So, as we kick off The Tempest, it’s ‘memory lane’ time…
Excuse me while I wax nostalgic.
OK, for long-time listeners, you know I caught the Shakespeare bug from one of the best English teachers and mentors I ever had, Bill Lindquist. When I was a freshman, reading the Bard for the first time, he made Romeo and Juliet feel illicit, dangerous, funny, and tragic all at once. It made a difference.
Because of that initial spark, I think my parents gave me one of those budget Shakespeare collections–meant to look like the Folio only with edits and spelling corrections–for Christmas my sophomore year. Back then, living in Ventura County, if you wanted “culture” (and that’s what Shakespeare equated) you had to go to LA. Luckily, my dad loved to get the early edition L.A. Times Sunday edition on Saturday nights. He would pour over world news and editorials, and I was leaf page-by-page through its entertainment section, Calendar. Well, it must have been spring of that sophomore year when Los Angeles’ Mark Taper Forum announced an upcoming run of The Tempest, starring some guy named Anthony Hopkins (you know, The Silence of the Lambs was a dozen years later; though this did make me follow his career from that point on–Magic…cool. Sorry. Squirrel.) and Stephanie Zimbalist (whose dad used to star in this FBI tv series, and who would later herself star in Remington Steele). I begged my parents to get tickets. And they did (so sue me, I was a spoiled only child).
In the weeks before that show, I read The Tempest at least two times. I wasn’t sure I got it. My version didn’t gloss any difficult words, didn’t have any commentary. But I wanted to know what was going on. Honestly, though, I still think I went in relatively blind.
We had tickets to a matinee. I remember getting there, and being amazed. There were three–three!–theaters in the Music Center complex: the huge Dorothy Chandler (which I recognized from the Oscar broadcasts), the really big Ahmanson, and what seemed to be the tiny Mark Taper Forum. The Taper was in a circular building, and when we entered, I found out why. The stage was thrust, with the audience surrounding at least ⅔ of it (though in my 16 year-old mind, it was more than ¾). As we took our seats, I was blown away. The only theater I had been in had proscenium and a curtain, this didn’t. Only it did.
Let me explain.
The stage seemed to be surrounded by a cone of black material, like parachute silk. It was attached at the bottom around the edge of the stage, and at the top–in a much smaller semi circle. And there were weird holes cut into it. What the hell was this thing?

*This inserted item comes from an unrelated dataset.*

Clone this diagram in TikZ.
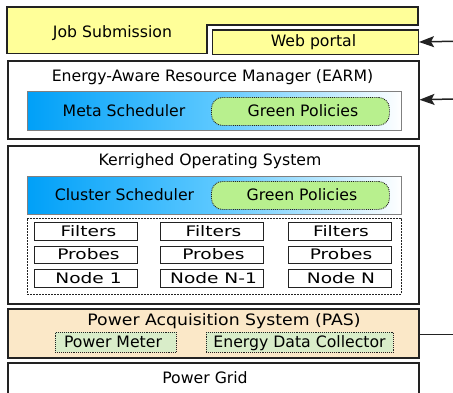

When the house lights went down, it wasn’t with a fade but with a sudden black-out and the peal of thunder. A tight spotlight hit one of holes, and a sailor appeared there. When another character spoke, he appeared in another hole, illuminated. The actors all swayed and jerked as if they were on a boat going down. This was the storm, the tempest. It was awesome. And when the scene ended, with another crash and black-out, you could hear click-snapping from the top of the theater where the cone was attached to the ceiling.
And then there was a swoosh. The top fell, but even in the darkness, I could see the middle was pulling the top down. And as the stage lights came up slowly, the silk cone was being sucked, pulled through the center stage trap door. And the disappearing blackness revealed a mountain on stage.

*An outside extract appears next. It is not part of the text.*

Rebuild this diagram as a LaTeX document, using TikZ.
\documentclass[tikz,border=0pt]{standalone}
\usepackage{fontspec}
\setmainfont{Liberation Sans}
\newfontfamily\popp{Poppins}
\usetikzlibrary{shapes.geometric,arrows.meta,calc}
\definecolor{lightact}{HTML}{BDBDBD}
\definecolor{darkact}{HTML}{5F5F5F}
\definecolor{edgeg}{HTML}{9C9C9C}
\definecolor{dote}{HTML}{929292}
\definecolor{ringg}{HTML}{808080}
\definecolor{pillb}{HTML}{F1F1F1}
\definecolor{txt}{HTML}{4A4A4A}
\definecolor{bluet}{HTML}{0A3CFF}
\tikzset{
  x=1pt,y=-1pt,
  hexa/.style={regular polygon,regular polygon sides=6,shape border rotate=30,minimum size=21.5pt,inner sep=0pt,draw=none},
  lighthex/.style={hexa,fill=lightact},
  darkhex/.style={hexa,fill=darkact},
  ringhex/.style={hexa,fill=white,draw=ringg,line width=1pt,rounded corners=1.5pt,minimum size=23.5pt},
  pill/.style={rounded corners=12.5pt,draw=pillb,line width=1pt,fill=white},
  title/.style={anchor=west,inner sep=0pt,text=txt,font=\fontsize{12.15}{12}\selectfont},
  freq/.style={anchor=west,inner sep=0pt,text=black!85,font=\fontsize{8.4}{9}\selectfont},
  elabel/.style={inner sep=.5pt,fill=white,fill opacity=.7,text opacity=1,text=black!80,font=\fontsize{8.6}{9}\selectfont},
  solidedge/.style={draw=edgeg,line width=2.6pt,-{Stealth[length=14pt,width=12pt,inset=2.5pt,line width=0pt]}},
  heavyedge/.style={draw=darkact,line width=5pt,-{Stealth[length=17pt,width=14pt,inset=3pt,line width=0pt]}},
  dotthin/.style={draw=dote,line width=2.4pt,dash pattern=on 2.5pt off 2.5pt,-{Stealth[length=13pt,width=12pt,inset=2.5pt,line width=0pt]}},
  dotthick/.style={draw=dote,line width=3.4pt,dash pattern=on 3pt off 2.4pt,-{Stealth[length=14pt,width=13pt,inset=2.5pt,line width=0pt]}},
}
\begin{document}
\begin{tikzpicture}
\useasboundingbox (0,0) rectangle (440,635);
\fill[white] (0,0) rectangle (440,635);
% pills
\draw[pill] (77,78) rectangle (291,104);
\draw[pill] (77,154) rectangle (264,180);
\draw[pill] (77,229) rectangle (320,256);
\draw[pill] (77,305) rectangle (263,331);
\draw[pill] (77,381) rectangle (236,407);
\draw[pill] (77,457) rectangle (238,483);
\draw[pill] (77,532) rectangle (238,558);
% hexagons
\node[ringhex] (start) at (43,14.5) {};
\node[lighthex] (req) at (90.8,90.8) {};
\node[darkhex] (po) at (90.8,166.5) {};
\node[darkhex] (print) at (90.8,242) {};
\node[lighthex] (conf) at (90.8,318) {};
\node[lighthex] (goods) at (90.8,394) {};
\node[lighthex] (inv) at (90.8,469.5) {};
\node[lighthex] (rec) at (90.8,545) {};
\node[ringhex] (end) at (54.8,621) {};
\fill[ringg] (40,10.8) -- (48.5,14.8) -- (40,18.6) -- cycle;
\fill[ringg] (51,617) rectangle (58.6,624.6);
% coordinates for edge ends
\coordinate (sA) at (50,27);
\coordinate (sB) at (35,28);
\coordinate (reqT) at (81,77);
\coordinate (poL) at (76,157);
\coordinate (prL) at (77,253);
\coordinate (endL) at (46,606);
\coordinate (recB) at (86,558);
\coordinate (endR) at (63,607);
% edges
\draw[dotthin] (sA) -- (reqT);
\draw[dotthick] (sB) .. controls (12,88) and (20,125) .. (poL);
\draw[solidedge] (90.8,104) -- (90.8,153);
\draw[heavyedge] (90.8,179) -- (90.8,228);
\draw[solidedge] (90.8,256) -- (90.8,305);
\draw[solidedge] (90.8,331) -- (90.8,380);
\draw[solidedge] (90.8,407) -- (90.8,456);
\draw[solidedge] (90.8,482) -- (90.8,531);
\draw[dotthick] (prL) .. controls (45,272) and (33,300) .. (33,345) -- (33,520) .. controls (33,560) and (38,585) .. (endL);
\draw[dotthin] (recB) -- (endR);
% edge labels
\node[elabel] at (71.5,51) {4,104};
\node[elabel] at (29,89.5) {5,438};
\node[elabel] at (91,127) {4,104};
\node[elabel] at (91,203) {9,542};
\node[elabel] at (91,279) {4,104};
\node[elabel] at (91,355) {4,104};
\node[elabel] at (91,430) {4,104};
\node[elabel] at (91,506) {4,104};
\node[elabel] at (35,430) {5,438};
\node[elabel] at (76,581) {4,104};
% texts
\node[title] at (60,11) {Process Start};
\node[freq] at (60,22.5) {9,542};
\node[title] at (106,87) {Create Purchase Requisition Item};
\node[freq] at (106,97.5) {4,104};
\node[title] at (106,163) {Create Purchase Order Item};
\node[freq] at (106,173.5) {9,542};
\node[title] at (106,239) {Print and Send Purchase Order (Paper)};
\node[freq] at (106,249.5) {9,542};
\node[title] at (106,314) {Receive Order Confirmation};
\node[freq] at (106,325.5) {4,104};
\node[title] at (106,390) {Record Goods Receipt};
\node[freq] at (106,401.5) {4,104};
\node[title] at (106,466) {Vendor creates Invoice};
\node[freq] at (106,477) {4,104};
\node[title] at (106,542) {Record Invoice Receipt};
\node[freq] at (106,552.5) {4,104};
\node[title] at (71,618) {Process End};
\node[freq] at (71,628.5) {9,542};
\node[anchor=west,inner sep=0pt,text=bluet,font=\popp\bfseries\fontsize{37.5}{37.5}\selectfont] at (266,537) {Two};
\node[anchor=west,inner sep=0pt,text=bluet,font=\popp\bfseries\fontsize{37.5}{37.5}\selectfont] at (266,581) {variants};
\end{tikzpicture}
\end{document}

My 16 year-old chin hit the freaking floor.
It was–fittingly–magical. I remember the production being funny. I remember it being weird. I remember it being … awesome.
Beyond that, I don’t remember much. But if Lindquist had baited the hook and got me to nibble, this production sank it. I was a goner.
A goner for Shakespeare.
And since then, I’ve always had a soft spot for The Tempest.